Liz: that is a possibility. But the opposite is also possible. Sometimes Neptune on the MC can seem to make all one’s wishes come true – although there is usually a high price to be paid, of which one is generally unconscious at the time.” – pgs. 184-185
“I had a cursory look at Neil Kinnock’s chart before the election, and I saw transiting Saturn exactly conjunct his natal Moon in the 2nd house on the day of voting. I didn’t bother to look at anything else. I thought to myself, “If I had just been made Prime Minister after such a long time of desperate effort and waiting, would I feel like Saturn on the Moon? On the basis of that, I said to a few friends, “He will lose the election, because this transit is the signature of a very unhappy person. It describes feelings of deep rejection and failure. Here is the Moon in Aquarius, the lover of the people, feeling depressed, restricted. Unwanted, and betrayed. This is not the signature of somebody who has been trying to get into power for years and has finally achieved his fondest wish.
…All right. If you are in a Saturn-Moon emotional state while you are preoccupied with something as important as planning an election campaign, how are you likely to deal with things? What kind of image are you likely to present to others? What feeling-tone will others pick up from you? Your decisions and judgements will be powerfully colored by your emotional state. They will not be the same decisions and judgements you might make under some other transit. You will make them from a place of expecting defeat, on some unconscious level. Your sense of defensiveness and isolation, whether conscious or not, will communicate itself to others, and they will not feel in sympathy with you, no matter what you say or how hard you try to be congenial and friendly.” – pgs. 191-193
“The Sun symbolizes meaning and purpose, while the Moon symbolizes the function of relationship. At birth, the Sun is like an empty vessel, not yet filled with experience. The life purpose has not yet manifested in the world of form. It has not been born; it is not yet embodied. The Moon goes out into the world and touches and feels and feels, eats and digests, and once it has gathered a sufficient amount of experience it brings it back to the Sun and pours it into the Sun’s waiting vessel. …Thus the sense of individual identity develops, primarily on the basis of what the moon reflects back by way of physical and emotional experiences.” – pg. 200
“Rudhyar called this the Balsamic phase. The Moon is within sight of home, and it is burdened by its fund of experience. It is a little weary. It is carrying everything back to the Sun, and isn’t really interested in going out into the world to get yet more experience when it has already had quite enough. Rudhyar describes this phase as portraying a reflective, self-sacrificing quality. One is chewing over all the experiences one has gathered, prior to the imminent new Moon, and there isn’t much desire to reach out for new experience. Other people may find the individual withdrawn and often inaccessible, yet at the same time there is little self-interest. This phase of the Moon describes a deeply reflective and indrawn way of being, whereas the Moon just in front of the Sun is like a child shouting, “What’s out there? I want to go and explore!” – pg. 202
“However, I have found that people with a great emphasis on the 8th [House] often discover their relationship with the inner world through loss and emotional upheaval – it demands an inner journey of a committed kind. Otherwise there may be a sense of victimization, and a feeling that one is at the mercy of forces one cannot understand or do anything about.” – pg. 217
This book contains the transcripts of two related lectures given by Liz Greene in 1996. In the first lecture, "Complexes and Projection," Greene first introduces readers to the concept of psychological complexes and then explores how to see them in the birth chart. In the second lecture, "A Psychological Approach to Transits and Progressions," she focuses on predictive astrology, looking at how planetary movements show which complexes in a person's chart are likely to be the most active at any given time. I think whether or not you like this book will have a lot to do with whether you favor a psychological or traditional approach to astrology. The book description suggests that it offers a way to reconcile these two schools of thought. It does, but Greene is a psychological astrologer and her explanations will probably go over best with astrologers who are open to that approach. Simplifying greatly, she sees complexes as having so much energy that they can manifest in real-world ways (illnesses, conflicts with other people, etc.), an explanation that traditional astrologers may find insufficient.

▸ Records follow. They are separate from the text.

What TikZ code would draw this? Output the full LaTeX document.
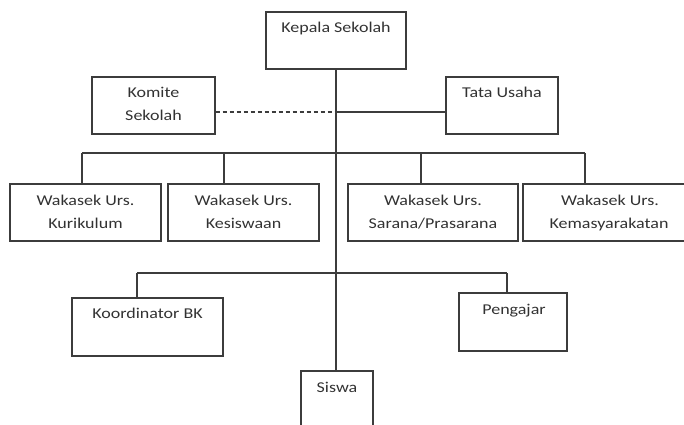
\documentclass[tikz,border=0pt]{standalone}
\usepackage{fontspec}
\setmainfont{Carlito}[FakeStretch=1.2]
\definecolor{inkline}{RGB}{60,60,60}
\definecolor{inktext}{RGB}{50,50,50}
\tikzset{
  orgbox/.style={draw=inkline, line width=1.1pt, rectangle, inner sep=0pt},
  lbl/.style={inner sep=0pt, text=inktext, font=\fontsize{15}{18}\selectfont, anchor=base},
  link/.style={draw=inkline, line width=1.1pt},
  dlink/.style={link, dash pattern=on 4pt off 3pt}
}
\begin{document}
\begin{tikzpicture}[x=1pt, y=-1pt]
\useasboundingbox (0,0) rectangle (684,424);
% boxes
\node[orgbox, minimum width=140pt, minimum height=57pt] (kepala) at (336,40.5) {};
\node[orgbox, minimum width=123pt, minimum height=57pt] (komite) at (153.5,105.5) {};
\node[orgbox, minimum width=112pt, minimum height=57pt] (tata) at (502,105.5) {};
\node[orgbox, minimum width=151pt, minimum height=57pt] (kur) at (85.5,212.5) {};
\node[orgbox, minimum width=151pt, minimum height=57pt] (kes) at (243.5,212.5) {};
\node[orgbox, minimum width=170pt, minimum height=57pt] (sar) at (433,212.5) {};
\node[orgbox, minimum width=180pt, minimum height=57pt] (kem) at (613,212.5) {};
\node[orgbox, minimum width=151pt, minimum height=58pt] (bk) at (147.5,327) {};
\node[orgbox, minimum width=108pt, minimum height=58pt] (peng) at (513,322) {};
\node[orgbox, minimum width=72pt, minimum height=60pt] (siswa) at (337,401) {};
% labels
\node[lbl] (tkepala) at (336,32) {Kepala Sekolah};
\node[lbl] (tkomite1) at (153.5,97) {Komite};
\node[lbl] (tkomite2) at (153.5,120) {Sekolah};
\node[lbl] (ttata) at (502,97) {Tata Usaha};
\node[lbl] (tkur1) at (85.5,205) {Wakasek Urs.};
\node[lbl] (tkur2) at (85.5,228) {Kurikulum};
\node[lbl] (tkes1) at (243.5,205) {Wakasek Urs.};
\node[lbl] (tkes2) at (243.5,228) {Kesiswaan};
\node[lbl] (tsar1) at (433,205) {Wakasek Urs.};
\node[lbl] (tsar2) at (433,228) {Sarana/Prasarana};
\node[lbl] (tkem1) at (610,205) {Wakasek Urs.};
\node[lbl] (tkem2) at (609,228) {Kemasyarakatan};
\node[lbl] (tbk) at (147.5,318) {Koordinator BK};
\node[lbl] (tpeng) at (514,314) {Pengajar};
\node[lbl] (tsiswa) at (337,392) {Siswa};
% junction points
\coordinate (j1) at (336,112);
\coordinate (b1l) at (82,153);
\coordinate (b1a) at (224,153);
\coordinate (b1b) at (421,153);
\coordinate (b1r) at (585,153);
\coordinate (b2l) at (137,273);
\coordinate (b2r) at (507,273);
% connectors
\draw[link] (kepala.south) -- (kepala.south |- siswa.north);
\draw[dlink] (komite.east |- j1) -- (j1);
\draw[link] (j1) -- (tata.west |- j1);
\draw[link] (b1l) -- (b1r);
\draw[link] (b1l) -- (b1l |- kur.north);
\draw[link] (b1a) -- (b1a |- kes.north);
\draw[link] (b1b) -- (b1b |- sar.north);
\draw[link] (b1r) -- (b1r |- kem.north);
\draw[link] (b2l) -- (b2r);
\draw[link] (b2l) -- (b2l |- bk.north);
\draw[link] (b2r) -- (b2r |- peng.north);
\end{tikzpicture}
\end{document}
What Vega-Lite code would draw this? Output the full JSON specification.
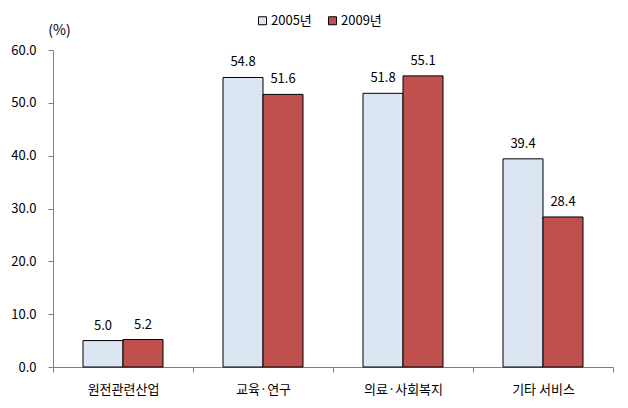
{
  "$schema": "https://vega.github.io/schema/vega-lite/v6.json",
  "autosize": "none",
  "width": 560,
  "height": 317,
  "padding": {"left": 53, "top": 50, "right": 15, "bottom": 41},
  "background": "white",
  "config": {
    "view": {"stroke": null},
    "font": "Noto Sans CJK KR",
    "axis": {"labelFont": "Noto Sans CJK KR", "titleFont": "Noto Sans CJK KR", "labelColor": "black", "domainColor": "#808080", "tickColor": "#808080"},
    "legend": {"labelFont": "Noto Sans CJK KR"}
  },
  "data": {
    "values": [
      {"cat": "원전관련산업", "year": "2005년", "v": 5.0},
      {"cat": "원전관련산업", "year": "2009년", "v": 5.2},
      {"cat": "교육·연구", "year": "2005년", "v": 54.8},
      {"cat": "교육·연구", "year": "2009년", "v": 51.6},
      {"cat": "의료·사회복지", "year": "2005년", "v": 51.8},
      {"cat": "의료·사회복지", "year": "2009년", "v": 55.1},
      {"cat": "기타 서비스", "year": "2005년", "v": 39.4},
      {"cat": "기타 서비스", "year": "2009년", "v": 28.4}
    ]
  },
  "encoding": {
    "x": {
      "field": "cat", "type": "nominal", "sort": null,
      "scale": {"paddingInner": 0, "paddingOuter": 0},
      "axis": {"title": null, "labelAngle": 0, "labelFontSize": 13, "labelPadding": 11, "tickBand": "extent", "tickSize": 5, "domainColor": "#808080", "tickColor": "#808080"}
    },
    "xOffset": {"field": "year", "type": "nominal", "scale": {"paddingInner": 0, "paddingOuter": 0.75}},
    "y": {
      "field": "v", "type": "quantitative",
      "scale": {"domain": [0, 60], "nice": false},
      "axis": {"values": [0, 10, 20, 30, 40, 50, 60], "format": ".1f", "grid": false, "labelFontSize": 13, "labelPadding": 12, "tickSize": 5,
        "title": "(%)", "titleAngle": 0, "titleAlign": "center", "titleBaseline": "alphabetic", "titleX": 6, "titleY": -16, "titleFontSize": 14, "titleFontWeight": "normal"}
    }
  },
  "layer": [
    {
      "mark": {"type": "bar", "stroke": "black", "strokeWidth": 1},
      "encoding": {
        "color": {
          "field": "year", "type": "nominal",
          "scale": {"domain": ["2005년", "2009년"], "range": ["#DCE6F2", "#C0504D"]},
          "legend": {"title": null, "orient": "none", "direction": "horizontal", "legendX": 203, "legendY": -36, "symbolType": "square", "symbolSize": 64, "symbolStrokeColor": "black", "symbolStrokeWidth": 1, "labelFontSize": 13, "labelOffset": 2, "columnPadding": 14}
        }
      }
    },
    {
      "mark": {"type": "text", "baseline": "bottom", "dy": -8, "fontSize": 13, "color": "black"},
      "encoding": {"text": {"field": "v", "type": "quantitative", "format": ".1f"}}
    }
  ]
}
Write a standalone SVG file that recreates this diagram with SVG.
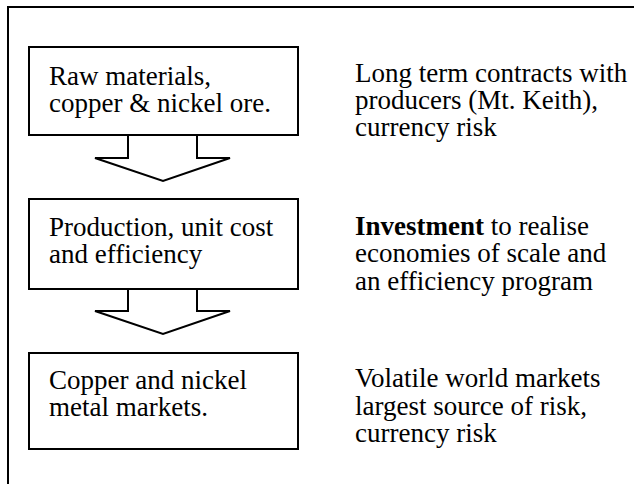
<svg xmlns="http://www.w3.org/2000/svg" width="634" height="484" viewBox="0 0 634 484">
<style>
.frame{fill:#fff;stroke:#000;stroke-width:2}
.box{fill:#fff;stroke:#000;stroke-width:2}
.arrow{fill:#fff;stroke:#000;stroke-width:2;stroke-linejoin:miter}
text{font-size:27px;fill:#000}
.b{font-weight:bold}
</style>
<rect class="frame" x="8" y="7" width="640" height="490"/>
<g id="connectors">
<path class="arrow" d="M128,135 V158 H95 L163,181 L230,158 H197 V135"/>
<path class="arrow" d="M128,289 V311 H95 L163,334 L230,311 H197 V289"/>
</g>
<g id="node-raw">
<rect class="box" x="29" y="47" width="269" height="88"/>
<text style="font-family:'Liberation Serif',serif" x="49" y="85">Raw materials,</text>
<text style="font-family:'Liberation Serif',serif" x="49" y="112">copper &amp; nickel ore.</text>
</g>
<g id="node-production">
<rect class="box" x="29" y="199" width="269" height="90"/>
<text style="font-family:'Liberation Serif',serif" x="49" y="236">Production, unit cost</text>
<text style="font-family:'Liberation Serif',serif" x="49" y="263">and efficiency</text>
</g>
<g id="node-markets">
<rect class="box" x="29" y="353" width="269" height="96"/>
<text style="font-family:'Liberation Serif',serif" x="49" y="389">Copper and nickel</text>
<text style="font-family:'Liberation Serif',serif" x="49" y="416">metal markets.</text>
</g>
<g id="note-raw">
<text style="font-family:'Liberation Serif',serif" x="355" y="82">Long term contracts with</text>
<text style="font-family:'Liberation Serif',serif" x="355" y="109">producers (Mt. Keith),</text>
<text style="font-family:'Liberation Serif',serif" x="355" y="136">currency risk</text>
</g>
<g id="note-production">
<text style="font-family:'Liberation Serif',serif" x="355" y="235"><tspan class="b">Investment</tspan> to realise</text>
<text style="font-family:'Liberation Serif',serif" x="355" y="262">economies of scale and</text>
<text style="font-family:'Liberation Serif',serif" x="355" y="290">an efficiency program</text>
</g>
<g id="note-markets">
<text style="font-family:'Liberation Serif',serif" x="355" y="387">Volatile world markets</text>
<text style="font-family:'Liberation Serif',serif" x="355" y="415">largest source of risk,</text>
<text style="font-family:'Liberation Serif',serif" x="355" y="442">currency risk</text>
</g>
</svg>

I both enjoyed reading this book and found it helpful on a practical level. The material in the first lecture about complexes was interesting enough, but I really appreciated Greene's thoughts on predictive astrology. I thought her discussion of how transits and progressions can be interpreted in three ways—teleological, emotional, and material—was useful, especially when she advises readers not to ignore the feelings of their clients who are suffering, miserable, and not ready to hear What A Wonderful Learning Experience this horrible time in their lives is supposed to be. I was also intrigued by how she sees transits, secondary progressions, and solar arc directions as all being valid, but operating at different levels. I'd recommend this book to any astrologer interested in both the psychological and event-oriented ways of seeing predictive astrology, except that at the time of this writing, it's quite the challenge to find this book (published in the UK) in the United States at a reasonable price.
Liz Greene is, in my opinion, one of the best of the authors writing about psychological astrology. This book consists of two seminars originally given in May 1996 as part of a course run by the Centre for Psychological Astrology in London. The first seminar is about complexes and the way we project qualities we do not recognise onto other people. These are all linked to myth as a way of understanding what is going on in the psyche.

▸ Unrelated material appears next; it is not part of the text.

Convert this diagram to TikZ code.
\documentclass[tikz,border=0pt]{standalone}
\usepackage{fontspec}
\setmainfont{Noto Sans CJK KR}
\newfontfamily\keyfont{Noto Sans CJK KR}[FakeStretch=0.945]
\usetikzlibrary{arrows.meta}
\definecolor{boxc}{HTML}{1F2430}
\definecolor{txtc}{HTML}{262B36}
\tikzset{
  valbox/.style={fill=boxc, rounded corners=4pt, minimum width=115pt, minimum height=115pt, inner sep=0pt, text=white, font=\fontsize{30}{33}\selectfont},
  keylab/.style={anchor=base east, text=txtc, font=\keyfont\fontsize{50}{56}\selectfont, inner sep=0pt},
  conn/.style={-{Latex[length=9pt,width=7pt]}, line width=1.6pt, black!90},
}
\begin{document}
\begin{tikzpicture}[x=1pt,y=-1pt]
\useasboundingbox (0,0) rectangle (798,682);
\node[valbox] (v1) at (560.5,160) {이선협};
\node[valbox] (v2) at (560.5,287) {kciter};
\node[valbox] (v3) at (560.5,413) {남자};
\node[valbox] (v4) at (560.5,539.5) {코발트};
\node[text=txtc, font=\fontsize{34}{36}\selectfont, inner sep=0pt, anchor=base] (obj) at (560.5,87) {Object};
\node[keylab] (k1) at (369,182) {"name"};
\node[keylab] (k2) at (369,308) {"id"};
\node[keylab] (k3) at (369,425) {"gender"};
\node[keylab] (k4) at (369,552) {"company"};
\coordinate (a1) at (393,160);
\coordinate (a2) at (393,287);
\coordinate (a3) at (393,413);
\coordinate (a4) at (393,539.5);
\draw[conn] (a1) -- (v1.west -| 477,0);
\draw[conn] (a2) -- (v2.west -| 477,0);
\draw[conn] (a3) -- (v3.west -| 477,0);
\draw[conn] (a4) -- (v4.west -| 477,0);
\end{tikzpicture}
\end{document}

The second seminar is about transits and progressions and the way they manifest in people’s lives. This part of the book is particularly interesting reading it nearly twenty years later as it examines transits and progressions in the birth charts of British political leaders at the time – a year before the 1997 General Election. The analysis by Liz Greene herself and by the seminar audience is uncannily accurate in the light of later events which were obviously unknown to the participants at the time.
I found this book fascinating reading and it can be read and understood by anyone with a basic knowledge of astrology and it may help the reader to understand what is going on in their own lives.
Utterly phenomenal. Felt my perspective twisting and expanding with every sentence. I would consider this one of the most crucial astrological texts there is; not in terms of learning the fundamentals but for revolutionizing the way you understand symbolic language and go about chart analysis. Will drastically improve your interpretative skill to an absurd degree. Strictly for intermediate to advanced students. I’m not sure why her work is categorized as entirely separate from traditional astrology, I mean the title is “psychology AND prediction.” So I think traditional students should read this as well. She makes a point to not neglect the material or psychological component. I strive to be this wise of a practitioner.